§ **THE TASK**
Without the pictures, print the lines running from the beginning of the material to the line containing "width=94pt,minimum height=45pt] (skola)", both ends included.

________________________

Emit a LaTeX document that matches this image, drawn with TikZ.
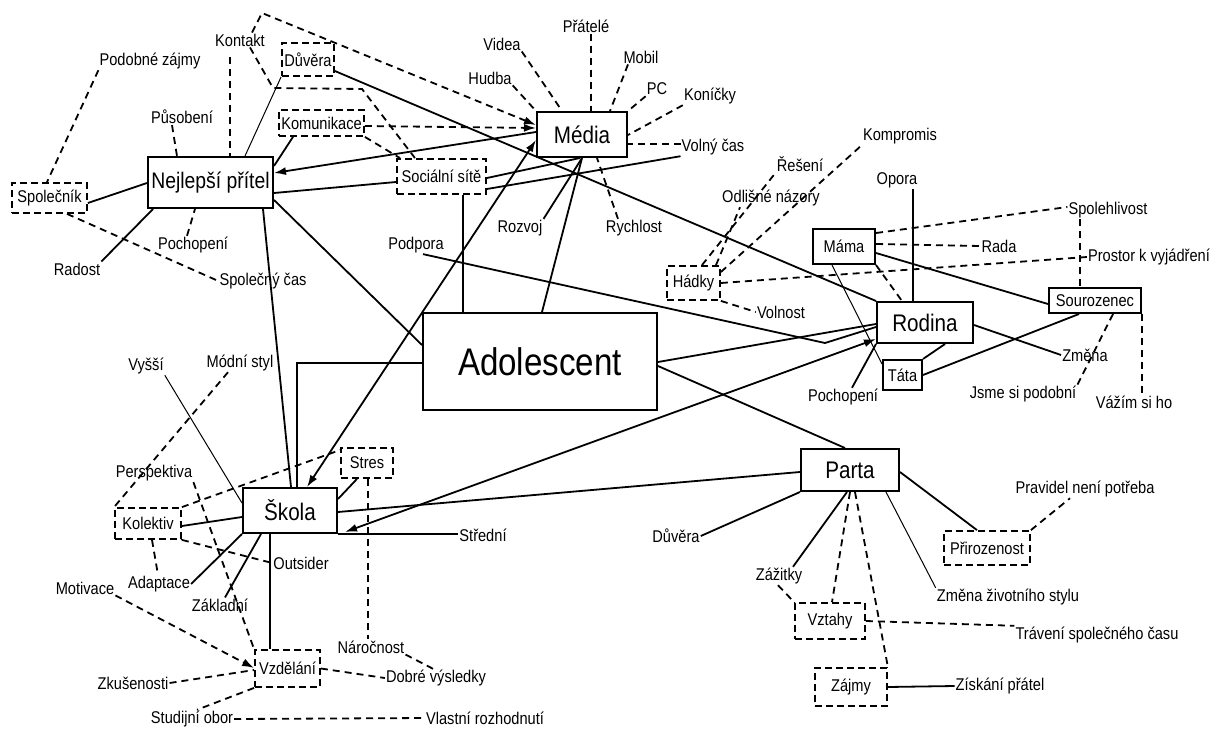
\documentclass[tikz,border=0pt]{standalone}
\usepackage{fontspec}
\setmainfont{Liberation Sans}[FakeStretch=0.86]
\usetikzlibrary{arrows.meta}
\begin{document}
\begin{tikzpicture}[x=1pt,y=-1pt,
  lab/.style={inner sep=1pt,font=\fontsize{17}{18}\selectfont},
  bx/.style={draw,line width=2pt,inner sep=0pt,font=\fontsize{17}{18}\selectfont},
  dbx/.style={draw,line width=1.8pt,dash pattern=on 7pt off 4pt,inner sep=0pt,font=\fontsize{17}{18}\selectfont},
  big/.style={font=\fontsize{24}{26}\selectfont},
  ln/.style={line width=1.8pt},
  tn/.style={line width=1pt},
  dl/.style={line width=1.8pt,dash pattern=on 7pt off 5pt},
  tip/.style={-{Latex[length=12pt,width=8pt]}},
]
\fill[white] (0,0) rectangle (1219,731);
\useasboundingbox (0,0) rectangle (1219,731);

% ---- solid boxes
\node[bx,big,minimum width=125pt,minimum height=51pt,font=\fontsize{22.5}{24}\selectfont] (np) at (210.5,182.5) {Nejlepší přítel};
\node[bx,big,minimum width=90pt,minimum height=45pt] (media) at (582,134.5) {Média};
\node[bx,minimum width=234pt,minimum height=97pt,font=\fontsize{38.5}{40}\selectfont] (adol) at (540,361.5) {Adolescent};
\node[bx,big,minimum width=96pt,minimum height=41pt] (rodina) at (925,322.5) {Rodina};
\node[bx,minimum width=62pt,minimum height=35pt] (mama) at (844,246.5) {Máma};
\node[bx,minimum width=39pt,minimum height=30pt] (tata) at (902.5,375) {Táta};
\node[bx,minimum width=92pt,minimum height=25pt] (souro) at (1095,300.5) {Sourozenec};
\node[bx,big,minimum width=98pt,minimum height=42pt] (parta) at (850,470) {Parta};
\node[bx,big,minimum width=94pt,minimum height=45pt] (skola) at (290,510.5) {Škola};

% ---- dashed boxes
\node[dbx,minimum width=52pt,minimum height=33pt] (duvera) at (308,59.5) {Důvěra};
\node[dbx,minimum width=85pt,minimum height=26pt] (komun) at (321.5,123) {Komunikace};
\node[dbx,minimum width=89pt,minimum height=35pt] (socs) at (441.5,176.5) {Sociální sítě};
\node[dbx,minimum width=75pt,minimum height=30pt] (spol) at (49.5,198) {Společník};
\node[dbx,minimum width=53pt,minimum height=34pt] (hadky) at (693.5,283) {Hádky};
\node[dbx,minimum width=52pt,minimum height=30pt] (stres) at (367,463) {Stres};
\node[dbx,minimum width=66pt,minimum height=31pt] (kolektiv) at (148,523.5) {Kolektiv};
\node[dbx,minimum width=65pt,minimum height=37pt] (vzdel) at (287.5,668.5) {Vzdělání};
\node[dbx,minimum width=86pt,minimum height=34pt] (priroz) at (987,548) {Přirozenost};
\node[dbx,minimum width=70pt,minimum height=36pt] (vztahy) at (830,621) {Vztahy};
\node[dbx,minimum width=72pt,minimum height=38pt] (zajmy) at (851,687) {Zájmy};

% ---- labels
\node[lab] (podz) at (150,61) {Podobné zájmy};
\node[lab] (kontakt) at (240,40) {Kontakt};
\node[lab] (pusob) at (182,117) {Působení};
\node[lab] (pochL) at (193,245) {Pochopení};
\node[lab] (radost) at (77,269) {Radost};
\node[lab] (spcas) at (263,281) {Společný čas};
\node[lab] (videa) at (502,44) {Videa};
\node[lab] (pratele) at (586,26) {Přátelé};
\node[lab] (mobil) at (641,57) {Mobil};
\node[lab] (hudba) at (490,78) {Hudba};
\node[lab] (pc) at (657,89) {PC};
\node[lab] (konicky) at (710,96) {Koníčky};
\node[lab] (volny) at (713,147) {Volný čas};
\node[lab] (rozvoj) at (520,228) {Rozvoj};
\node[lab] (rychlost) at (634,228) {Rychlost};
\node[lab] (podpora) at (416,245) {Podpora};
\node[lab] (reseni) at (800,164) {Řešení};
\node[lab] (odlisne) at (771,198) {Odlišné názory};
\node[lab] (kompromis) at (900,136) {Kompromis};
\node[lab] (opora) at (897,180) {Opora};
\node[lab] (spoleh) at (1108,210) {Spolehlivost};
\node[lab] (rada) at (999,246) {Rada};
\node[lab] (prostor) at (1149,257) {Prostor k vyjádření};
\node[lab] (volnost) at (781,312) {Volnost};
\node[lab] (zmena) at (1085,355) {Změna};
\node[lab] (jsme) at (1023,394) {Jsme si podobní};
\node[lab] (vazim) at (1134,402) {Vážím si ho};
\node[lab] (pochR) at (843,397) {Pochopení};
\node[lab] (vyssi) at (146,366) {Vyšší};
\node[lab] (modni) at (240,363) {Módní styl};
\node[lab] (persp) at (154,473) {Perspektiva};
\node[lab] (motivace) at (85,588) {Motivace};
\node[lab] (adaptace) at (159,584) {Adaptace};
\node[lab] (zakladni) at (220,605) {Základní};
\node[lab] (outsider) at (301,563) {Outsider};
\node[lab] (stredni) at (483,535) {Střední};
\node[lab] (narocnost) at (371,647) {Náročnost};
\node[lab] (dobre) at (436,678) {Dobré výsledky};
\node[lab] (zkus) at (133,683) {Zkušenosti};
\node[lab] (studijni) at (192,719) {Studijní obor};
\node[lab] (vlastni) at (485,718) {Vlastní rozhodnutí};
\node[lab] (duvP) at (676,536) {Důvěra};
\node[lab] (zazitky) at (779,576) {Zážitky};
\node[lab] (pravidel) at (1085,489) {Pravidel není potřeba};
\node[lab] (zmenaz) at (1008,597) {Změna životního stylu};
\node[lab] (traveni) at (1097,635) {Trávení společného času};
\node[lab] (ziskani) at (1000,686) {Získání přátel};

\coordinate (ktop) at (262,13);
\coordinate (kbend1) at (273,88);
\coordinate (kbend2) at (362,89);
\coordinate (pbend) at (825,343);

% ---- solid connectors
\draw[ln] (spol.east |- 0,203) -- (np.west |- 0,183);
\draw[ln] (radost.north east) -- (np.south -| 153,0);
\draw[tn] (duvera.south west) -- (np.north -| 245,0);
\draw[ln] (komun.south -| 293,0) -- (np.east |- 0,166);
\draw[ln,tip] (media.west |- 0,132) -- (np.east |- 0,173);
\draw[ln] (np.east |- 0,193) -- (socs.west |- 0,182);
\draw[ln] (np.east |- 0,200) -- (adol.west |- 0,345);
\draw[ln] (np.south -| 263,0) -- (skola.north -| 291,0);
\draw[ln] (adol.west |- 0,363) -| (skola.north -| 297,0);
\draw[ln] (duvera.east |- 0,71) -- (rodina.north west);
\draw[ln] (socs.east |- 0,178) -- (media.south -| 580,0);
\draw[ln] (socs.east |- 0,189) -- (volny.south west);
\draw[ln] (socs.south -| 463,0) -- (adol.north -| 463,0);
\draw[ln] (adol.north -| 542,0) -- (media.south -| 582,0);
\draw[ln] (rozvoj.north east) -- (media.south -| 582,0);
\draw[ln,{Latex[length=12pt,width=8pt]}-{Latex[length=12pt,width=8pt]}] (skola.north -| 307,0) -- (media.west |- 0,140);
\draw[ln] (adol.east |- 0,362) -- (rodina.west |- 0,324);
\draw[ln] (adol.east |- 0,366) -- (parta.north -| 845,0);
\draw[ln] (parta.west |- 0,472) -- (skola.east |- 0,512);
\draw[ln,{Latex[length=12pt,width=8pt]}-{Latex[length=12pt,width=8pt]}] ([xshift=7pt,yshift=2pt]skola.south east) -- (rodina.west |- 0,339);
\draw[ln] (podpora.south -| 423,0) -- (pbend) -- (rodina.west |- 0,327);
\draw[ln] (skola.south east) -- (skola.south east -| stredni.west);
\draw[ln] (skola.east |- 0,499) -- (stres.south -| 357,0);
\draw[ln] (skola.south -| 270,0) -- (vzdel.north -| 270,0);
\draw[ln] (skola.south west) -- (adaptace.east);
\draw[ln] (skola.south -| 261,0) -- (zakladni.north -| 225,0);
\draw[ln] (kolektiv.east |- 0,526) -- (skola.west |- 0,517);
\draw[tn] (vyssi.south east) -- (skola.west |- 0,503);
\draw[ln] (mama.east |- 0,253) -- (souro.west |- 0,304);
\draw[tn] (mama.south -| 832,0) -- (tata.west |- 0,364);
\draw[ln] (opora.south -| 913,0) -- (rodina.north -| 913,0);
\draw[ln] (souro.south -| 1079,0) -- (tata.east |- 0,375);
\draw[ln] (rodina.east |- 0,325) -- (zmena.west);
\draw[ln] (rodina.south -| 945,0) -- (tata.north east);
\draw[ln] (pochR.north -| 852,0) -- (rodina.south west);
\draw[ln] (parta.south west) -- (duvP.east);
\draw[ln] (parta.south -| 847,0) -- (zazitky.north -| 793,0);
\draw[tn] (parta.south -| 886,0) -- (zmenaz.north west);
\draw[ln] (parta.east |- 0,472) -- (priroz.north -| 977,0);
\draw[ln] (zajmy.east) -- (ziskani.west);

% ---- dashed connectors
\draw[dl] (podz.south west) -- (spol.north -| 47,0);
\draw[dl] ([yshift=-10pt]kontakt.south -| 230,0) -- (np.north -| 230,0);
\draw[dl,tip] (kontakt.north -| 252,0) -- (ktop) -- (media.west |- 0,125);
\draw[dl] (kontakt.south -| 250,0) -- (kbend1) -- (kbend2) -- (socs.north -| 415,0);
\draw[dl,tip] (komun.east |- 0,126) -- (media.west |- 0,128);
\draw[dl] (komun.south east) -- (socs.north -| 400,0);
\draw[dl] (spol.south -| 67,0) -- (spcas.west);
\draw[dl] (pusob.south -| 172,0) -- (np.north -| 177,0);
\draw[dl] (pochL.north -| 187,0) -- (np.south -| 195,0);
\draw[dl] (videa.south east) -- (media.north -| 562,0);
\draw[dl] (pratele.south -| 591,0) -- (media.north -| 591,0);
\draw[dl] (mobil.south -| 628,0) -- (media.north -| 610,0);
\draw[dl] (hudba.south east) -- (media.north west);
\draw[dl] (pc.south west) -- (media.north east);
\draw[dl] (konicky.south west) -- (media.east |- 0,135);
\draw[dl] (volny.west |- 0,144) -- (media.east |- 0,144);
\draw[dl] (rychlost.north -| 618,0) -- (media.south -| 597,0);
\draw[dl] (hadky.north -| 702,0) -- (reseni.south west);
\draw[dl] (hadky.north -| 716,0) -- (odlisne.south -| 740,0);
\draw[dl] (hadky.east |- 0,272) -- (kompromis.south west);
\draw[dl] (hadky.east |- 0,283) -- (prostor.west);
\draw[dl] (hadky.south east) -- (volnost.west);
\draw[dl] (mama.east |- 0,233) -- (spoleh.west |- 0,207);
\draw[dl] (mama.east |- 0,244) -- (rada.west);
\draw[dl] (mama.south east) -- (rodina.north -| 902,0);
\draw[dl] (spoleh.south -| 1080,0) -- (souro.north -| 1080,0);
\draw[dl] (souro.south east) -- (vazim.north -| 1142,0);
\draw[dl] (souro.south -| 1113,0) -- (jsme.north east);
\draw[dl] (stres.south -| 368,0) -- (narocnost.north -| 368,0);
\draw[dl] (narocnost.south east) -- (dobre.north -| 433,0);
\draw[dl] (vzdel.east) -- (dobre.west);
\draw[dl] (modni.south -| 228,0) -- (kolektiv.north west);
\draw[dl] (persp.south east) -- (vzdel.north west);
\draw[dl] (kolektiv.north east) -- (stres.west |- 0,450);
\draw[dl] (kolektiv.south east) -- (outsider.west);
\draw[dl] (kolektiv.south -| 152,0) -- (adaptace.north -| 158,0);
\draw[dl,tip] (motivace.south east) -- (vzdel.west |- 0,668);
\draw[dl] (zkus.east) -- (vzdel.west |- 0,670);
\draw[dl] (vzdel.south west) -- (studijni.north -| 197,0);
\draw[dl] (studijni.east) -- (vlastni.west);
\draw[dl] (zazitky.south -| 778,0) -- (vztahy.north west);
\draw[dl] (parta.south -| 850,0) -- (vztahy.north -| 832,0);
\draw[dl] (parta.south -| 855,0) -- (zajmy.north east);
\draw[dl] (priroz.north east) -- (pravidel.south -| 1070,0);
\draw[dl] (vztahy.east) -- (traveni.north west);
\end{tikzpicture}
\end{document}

________________________

§ **FINISHED EXERCISE**
Emit a LaTeX document that matches this image, drawn with TikZ.
\documentclass[tikz,border=0pt]{standalone}
\usepackage{fontspec}
\setmainfont{Liberation Sans}[FakeStretch=0.86]
\usetikzlibrary{arrows.meta}
\begin{document}
\begin{tikzpicture}[x=1pt,y=-1pt,
  lab/.style={inner sep=1pt,font=\fontsize{17}{18}\selectfont},
  bx/.style={draw,line width=2pt,inner sep=0pt,font=\fontsize{17}{18}\selectfont},
  dbx/.style={draw,line width=1.8pt,dash pattern=on 7pt off 4pt,inner sep=0pt,font=\fontsize{17}{18}\selectfont},
  big/.style={font=\fontsize{24}{26}\selectfont},
  ln/.style={line width=1.8pt},
  tn/.style={line width=1pt},
  dl/.style={line width=1.8pt,dash pattern=on 7pt off 5pt},
  tip/.style={-{Latex[length=12pt,width=8pt]}},
]
\fill[white] (0,0) rectangle (1219,731);
\useasboundingbox (0,0) rectangle (1219,731);

% ---- solid boxes
\node[bx,big,minimum width=125pt,minimum height=51pt,font=\fontsize{22.5}{24}\selectfont] (np) at (210.5,182.5) {Nejlepší přítel};
\node[bx,big,minimum width=90pt,minimum height=45pt] (media) at (582,134.5) {Média};
\node[bx,minimum width=234pt,minimum height=97pt,font=\fontsize{38.5}{40}\selectfont] (adol) at (540,361.5) {Adolescent};
\node[bx,big,minimum width=96pt,minimum height=41pt] (rodina) at (925,322.5) {Rodina};
\node[bx,minimum width=62pt,minimum height=35pt] (mama) at (844,246.5) {Máma};
\node[bx,minimum width=39pt,minimum height=30pt] (tata) at (902.5,375) {Táta};
\node[bx,minimum width=92pt,minimum height=25pt] (souro) at (1095,300.5) {Sourozenec};
\node[bx,big,minimum width=98pt,minimum height=42pt] (parta) at (850,470) {Parta};
\node[bx,big,minimum width=94pt,minimum height=45pt] (skola) at (290,510.5) {Škola};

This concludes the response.